Show each line that has the string "matplotlib" in it.

○ ○ ○ ○

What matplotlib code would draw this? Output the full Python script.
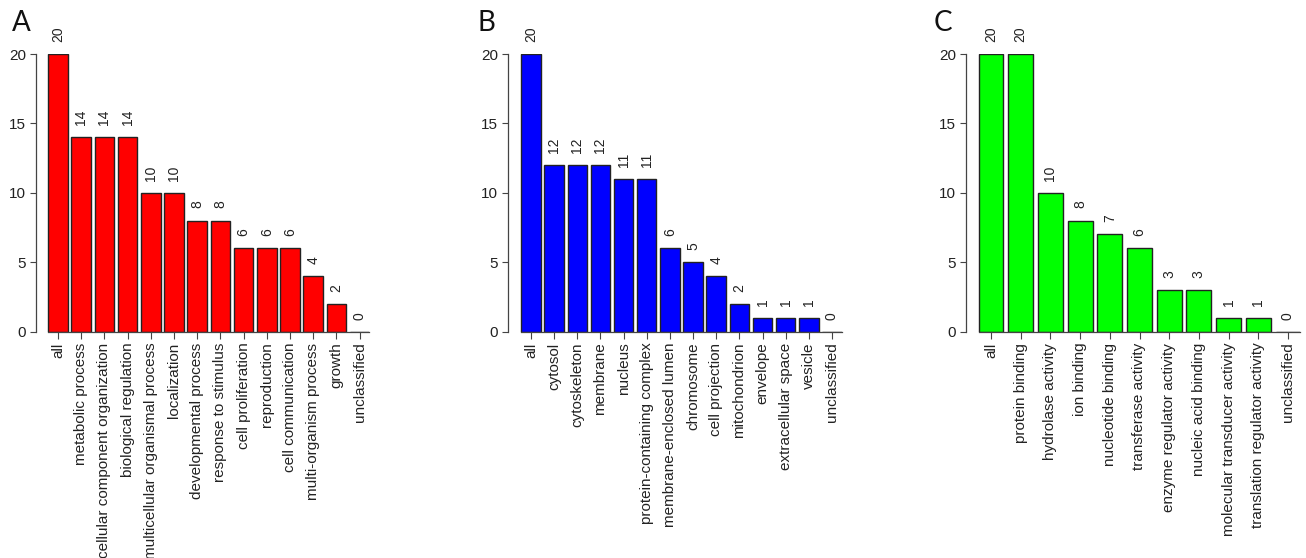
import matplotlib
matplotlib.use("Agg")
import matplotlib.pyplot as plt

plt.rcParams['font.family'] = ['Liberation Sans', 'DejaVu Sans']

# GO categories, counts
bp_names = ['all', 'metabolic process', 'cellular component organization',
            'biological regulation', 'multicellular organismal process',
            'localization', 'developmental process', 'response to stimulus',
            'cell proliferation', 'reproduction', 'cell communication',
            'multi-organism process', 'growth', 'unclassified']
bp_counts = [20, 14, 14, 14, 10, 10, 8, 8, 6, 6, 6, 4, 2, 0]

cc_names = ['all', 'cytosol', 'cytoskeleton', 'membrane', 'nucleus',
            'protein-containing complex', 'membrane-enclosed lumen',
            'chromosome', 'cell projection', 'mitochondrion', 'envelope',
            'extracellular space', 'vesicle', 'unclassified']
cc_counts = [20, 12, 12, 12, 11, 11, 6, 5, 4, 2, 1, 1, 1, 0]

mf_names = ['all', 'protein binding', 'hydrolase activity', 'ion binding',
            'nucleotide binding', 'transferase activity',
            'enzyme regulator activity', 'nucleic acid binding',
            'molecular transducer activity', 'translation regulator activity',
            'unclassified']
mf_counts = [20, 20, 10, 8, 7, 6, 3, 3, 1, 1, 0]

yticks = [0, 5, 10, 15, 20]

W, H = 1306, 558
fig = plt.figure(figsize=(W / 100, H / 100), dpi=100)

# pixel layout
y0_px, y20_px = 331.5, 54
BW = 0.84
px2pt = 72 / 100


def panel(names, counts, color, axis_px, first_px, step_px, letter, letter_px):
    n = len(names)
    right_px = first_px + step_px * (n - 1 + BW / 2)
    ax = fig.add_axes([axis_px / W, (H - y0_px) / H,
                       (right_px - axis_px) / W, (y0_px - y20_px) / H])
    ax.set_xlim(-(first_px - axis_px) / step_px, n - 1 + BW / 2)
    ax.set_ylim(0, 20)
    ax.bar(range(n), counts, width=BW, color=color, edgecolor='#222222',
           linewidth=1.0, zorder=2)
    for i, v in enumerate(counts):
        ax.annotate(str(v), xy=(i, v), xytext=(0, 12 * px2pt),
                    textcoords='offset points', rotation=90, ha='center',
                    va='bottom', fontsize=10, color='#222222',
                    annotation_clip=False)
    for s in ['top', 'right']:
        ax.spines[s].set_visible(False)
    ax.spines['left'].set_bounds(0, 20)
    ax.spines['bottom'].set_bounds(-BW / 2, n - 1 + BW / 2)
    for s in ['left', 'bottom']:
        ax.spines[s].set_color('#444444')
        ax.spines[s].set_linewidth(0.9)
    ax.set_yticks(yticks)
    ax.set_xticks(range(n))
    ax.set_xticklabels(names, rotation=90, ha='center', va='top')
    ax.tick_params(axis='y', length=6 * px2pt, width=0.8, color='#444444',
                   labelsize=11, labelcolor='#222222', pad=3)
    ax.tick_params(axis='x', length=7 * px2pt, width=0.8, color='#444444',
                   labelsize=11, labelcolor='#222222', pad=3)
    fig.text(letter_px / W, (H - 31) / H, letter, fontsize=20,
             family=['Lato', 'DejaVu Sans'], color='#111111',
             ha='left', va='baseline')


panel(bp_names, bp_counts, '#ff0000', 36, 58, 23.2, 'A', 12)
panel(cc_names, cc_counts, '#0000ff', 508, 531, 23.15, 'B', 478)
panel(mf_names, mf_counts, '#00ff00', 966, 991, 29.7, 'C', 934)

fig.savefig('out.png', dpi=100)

○ ○ ○ ○

# Solution for this problem
What matplotlib code would draw this? Output the full Python script.
import matplotlib
matplotlib.use("Agg")
import matplotlib.pyplot as plt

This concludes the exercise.